◆ STATED PROBLEM ◆
From the entries below, gather every line containing the string "page".

--- Start of SUPPLIED INFORMATION ---

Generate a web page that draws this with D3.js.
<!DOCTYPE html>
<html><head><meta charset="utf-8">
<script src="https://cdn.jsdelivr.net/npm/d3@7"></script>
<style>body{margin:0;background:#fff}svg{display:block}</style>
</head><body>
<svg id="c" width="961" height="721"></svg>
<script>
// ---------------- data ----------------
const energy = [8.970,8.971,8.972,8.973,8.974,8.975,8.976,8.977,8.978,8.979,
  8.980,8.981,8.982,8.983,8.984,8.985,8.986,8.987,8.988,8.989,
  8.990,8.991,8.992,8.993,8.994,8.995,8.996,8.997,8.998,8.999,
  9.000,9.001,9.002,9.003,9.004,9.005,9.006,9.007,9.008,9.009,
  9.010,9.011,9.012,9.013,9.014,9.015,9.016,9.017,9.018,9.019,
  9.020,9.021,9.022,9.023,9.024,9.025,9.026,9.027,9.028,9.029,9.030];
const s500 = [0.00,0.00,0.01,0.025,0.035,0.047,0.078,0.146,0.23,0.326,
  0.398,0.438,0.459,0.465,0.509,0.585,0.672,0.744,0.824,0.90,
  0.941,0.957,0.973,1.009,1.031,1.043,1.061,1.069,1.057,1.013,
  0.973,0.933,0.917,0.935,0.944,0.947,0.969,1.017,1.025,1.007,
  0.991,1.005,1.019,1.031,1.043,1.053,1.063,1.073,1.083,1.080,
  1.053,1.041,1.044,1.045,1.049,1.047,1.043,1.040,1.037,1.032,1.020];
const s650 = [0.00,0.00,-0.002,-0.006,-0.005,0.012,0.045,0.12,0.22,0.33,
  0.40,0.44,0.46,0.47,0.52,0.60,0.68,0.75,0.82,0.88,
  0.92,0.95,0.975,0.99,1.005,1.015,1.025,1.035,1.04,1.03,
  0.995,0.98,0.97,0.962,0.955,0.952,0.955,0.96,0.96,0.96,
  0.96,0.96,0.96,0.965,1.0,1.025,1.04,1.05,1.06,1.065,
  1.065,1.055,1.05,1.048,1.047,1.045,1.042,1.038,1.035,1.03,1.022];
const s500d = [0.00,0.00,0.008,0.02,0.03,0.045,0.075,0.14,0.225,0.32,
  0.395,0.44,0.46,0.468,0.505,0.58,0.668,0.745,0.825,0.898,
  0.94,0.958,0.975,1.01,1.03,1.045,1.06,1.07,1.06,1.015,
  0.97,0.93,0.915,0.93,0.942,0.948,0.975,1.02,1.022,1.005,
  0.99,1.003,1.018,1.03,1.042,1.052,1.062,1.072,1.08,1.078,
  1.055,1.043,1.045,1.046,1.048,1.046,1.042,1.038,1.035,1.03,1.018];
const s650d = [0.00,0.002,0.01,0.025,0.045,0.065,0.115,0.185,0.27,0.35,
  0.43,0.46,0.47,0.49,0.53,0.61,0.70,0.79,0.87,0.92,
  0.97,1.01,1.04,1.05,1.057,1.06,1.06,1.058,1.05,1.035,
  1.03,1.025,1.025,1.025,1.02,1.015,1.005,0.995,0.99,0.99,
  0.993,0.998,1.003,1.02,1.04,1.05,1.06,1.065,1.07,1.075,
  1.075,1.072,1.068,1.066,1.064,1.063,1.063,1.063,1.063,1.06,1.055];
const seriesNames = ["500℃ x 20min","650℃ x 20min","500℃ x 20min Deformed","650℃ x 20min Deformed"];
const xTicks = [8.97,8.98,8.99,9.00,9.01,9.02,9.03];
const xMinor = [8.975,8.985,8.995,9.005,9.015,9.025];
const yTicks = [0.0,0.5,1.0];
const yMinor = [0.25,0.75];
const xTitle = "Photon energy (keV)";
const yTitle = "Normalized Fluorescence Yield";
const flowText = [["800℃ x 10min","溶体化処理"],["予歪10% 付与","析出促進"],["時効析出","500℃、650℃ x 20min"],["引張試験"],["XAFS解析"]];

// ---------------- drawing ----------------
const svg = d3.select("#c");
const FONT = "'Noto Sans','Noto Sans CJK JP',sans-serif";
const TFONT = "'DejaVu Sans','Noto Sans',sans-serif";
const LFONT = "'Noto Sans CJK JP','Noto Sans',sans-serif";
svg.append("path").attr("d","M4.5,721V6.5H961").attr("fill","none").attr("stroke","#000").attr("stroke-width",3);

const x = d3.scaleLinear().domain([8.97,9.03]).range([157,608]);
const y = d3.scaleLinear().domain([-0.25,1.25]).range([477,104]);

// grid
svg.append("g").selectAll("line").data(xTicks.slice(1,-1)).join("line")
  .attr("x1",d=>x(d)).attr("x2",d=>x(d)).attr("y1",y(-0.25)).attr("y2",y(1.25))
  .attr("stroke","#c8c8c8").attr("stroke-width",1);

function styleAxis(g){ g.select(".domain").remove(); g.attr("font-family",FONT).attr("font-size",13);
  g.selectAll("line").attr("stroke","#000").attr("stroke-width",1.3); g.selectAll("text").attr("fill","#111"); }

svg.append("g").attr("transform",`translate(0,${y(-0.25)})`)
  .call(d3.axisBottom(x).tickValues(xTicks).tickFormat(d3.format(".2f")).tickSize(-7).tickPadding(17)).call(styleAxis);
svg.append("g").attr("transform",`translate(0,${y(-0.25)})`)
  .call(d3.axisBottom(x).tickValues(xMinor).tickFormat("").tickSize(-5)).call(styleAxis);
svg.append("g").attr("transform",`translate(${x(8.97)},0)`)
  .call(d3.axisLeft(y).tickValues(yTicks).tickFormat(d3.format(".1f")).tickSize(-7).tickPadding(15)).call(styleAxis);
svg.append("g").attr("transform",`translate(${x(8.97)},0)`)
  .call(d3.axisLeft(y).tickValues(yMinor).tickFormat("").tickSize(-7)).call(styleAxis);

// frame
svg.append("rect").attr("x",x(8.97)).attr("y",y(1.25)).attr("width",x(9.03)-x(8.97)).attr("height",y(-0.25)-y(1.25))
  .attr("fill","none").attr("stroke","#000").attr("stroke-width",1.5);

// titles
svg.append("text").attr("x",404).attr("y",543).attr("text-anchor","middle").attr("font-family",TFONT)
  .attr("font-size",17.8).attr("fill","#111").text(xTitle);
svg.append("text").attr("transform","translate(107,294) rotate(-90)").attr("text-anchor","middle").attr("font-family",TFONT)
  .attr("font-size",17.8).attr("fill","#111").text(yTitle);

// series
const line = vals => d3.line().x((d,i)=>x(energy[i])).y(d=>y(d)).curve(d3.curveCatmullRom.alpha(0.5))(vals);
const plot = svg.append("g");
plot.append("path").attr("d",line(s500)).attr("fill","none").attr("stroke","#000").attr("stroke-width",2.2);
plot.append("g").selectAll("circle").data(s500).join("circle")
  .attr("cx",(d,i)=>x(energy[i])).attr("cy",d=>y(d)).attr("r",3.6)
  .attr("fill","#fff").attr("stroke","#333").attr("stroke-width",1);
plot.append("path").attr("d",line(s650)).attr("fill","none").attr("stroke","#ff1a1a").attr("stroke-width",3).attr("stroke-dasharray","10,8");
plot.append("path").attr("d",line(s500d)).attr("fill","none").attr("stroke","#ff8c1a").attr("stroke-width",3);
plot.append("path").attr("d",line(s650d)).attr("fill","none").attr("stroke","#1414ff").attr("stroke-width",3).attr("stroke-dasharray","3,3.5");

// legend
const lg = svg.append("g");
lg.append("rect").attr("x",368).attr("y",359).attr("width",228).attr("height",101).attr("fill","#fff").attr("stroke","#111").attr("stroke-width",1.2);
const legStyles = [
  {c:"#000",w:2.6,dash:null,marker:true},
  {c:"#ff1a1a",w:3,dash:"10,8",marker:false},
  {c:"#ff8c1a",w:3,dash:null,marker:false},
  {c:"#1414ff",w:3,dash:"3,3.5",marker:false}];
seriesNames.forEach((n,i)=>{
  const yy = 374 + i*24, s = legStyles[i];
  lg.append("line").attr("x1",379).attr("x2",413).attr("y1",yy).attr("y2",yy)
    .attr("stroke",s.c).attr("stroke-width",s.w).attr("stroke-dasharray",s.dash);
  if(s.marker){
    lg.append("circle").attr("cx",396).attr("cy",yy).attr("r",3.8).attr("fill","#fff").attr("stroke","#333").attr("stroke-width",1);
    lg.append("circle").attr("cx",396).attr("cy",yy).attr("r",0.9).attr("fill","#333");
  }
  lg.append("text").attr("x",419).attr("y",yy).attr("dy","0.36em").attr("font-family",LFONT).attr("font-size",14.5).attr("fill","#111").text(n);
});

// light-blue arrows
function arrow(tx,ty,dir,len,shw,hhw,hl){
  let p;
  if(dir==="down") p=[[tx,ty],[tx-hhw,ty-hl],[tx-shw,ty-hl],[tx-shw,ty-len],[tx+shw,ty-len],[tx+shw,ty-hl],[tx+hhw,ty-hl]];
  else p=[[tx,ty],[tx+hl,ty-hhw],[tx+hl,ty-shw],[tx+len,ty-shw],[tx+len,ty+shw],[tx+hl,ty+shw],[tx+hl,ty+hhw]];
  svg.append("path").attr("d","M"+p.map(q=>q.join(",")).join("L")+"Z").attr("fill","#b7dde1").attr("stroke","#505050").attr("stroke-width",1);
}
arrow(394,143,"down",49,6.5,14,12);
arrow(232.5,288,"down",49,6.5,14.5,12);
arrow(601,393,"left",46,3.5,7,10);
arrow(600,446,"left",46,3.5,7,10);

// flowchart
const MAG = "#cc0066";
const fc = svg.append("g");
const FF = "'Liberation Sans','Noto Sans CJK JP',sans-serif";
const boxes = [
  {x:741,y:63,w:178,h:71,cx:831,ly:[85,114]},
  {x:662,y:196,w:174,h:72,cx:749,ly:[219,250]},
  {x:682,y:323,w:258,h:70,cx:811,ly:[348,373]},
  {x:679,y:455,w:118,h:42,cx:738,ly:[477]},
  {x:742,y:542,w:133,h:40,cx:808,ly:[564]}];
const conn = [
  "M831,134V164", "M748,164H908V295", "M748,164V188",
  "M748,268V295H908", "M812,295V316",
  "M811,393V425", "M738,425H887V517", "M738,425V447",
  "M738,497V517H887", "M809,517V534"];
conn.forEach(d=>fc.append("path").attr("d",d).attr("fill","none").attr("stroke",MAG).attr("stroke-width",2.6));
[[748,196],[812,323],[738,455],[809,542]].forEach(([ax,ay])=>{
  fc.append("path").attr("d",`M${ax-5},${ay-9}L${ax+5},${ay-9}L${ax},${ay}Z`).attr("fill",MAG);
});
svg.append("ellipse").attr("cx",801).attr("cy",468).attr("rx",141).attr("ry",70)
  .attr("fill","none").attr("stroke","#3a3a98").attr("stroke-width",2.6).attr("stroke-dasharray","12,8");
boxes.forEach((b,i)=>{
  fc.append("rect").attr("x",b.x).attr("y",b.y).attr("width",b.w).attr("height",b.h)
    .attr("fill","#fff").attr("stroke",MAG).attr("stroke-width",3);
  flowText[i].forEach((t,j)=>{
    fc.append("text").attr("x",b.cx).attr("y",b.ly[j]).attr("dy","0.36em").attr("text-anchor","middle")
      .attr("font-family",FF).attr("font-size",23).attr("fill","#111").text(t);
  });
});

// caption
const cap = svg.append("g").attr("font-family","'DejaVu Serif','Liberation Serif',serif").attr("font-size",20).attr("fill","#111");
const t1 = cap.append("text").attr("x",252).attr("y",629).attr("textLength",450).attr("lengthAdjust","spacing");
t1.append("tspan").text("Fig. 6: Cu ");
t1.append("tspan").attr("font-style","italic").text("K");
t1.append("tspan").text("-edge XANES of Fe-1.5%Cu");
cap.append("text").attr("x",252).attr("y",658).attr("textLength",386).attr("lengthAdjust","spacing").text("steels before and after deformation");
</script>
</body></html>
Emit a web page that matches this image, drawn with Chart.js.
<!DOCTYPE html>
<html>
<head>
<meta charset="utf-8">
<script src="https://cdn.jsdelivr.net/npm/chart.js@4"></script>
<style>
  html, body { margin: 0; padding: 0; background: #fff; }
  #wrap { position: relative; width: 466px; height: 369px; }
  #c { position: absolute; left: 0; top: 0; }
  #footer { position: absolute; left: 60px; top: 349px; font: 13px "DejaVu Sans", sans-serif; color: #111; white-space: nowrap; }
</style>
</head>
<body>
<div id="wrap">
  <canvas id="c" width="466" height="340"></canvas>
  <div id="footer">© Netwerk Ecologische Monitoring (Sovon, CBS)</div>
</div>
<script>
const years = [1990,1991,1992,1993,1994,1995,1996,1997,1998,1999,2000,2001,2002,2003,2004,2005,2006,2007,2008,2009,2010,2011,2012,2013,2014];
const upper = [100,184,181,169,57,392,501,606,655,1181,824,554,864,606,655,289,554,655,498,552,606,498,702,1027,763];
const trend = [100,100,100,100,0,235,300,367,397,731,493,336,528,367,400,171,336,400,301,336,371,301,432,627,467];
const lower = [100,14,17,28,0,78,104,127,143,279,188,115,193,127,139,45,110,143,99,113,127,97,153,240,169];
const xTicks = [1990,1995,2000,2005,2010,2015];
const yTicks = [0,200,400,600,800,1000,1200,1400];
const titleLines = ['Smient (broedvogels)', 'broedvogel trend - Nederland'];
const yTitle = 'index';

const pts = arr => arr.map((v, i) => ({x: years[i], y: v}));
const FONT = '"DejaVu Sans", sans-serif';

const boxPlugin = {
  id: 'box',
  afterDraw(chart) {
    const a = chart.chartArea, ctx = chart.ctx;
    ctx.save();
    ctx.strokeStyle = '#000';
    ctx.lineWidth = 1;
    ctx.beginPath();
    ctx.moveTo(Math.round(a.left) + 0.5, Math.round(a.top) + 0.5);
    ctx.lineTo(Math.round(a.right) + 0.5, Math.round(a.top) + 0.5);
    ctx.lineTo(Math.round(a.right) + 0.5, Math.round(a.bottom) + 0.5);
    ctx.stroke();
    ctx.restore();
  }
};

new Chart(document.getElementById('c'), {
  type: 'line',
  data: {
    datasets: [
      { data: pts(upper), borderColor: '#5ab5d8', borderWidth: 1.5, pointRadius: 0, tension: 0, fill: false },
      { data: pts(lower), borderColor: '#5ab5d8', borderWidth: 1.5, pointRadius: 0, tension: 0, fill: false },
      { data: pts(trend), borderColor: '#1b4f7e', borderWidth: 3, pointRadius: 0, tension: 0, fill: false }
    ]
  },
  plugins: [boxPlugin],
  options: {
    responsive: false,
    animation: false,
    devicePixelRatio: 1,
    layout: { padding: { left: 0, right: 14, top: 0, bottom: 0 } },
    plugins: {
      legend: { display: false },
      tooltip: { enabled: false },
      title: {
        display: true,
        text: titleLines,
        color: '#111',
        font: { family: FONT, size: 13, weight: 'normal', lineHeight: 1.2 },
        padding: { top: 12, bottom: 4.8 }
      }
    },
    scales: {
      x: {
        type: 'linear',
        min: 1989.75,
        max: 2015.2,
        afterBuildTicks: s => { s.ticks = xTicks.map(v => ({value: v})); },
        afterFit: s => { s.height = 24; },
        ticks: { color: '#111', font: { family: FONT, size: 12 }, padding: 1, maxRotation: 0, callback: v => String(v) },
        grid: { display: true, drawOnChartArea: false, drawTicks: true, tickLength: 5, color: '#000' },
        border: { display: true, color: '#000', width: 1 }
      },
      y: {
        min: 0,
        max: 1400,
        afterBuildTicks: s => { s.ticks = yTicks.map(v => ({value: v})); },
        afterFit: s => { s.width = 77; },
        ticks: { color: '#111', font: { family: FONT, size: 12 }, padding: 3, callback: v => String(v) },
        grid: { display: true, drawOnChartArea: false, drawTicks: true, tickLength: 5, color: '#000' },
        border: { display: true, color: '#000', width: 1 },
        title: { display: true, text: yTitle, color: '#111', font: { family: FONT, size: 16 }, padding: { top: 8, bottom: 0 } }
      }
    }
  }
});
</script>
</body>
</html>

--- End of SUPPLIED INFORMATION ---

◆ SOLUTION ◆
Generate a web page that draws this with D3.js.
Emit a web page that matches this image, drawn with Chart.js.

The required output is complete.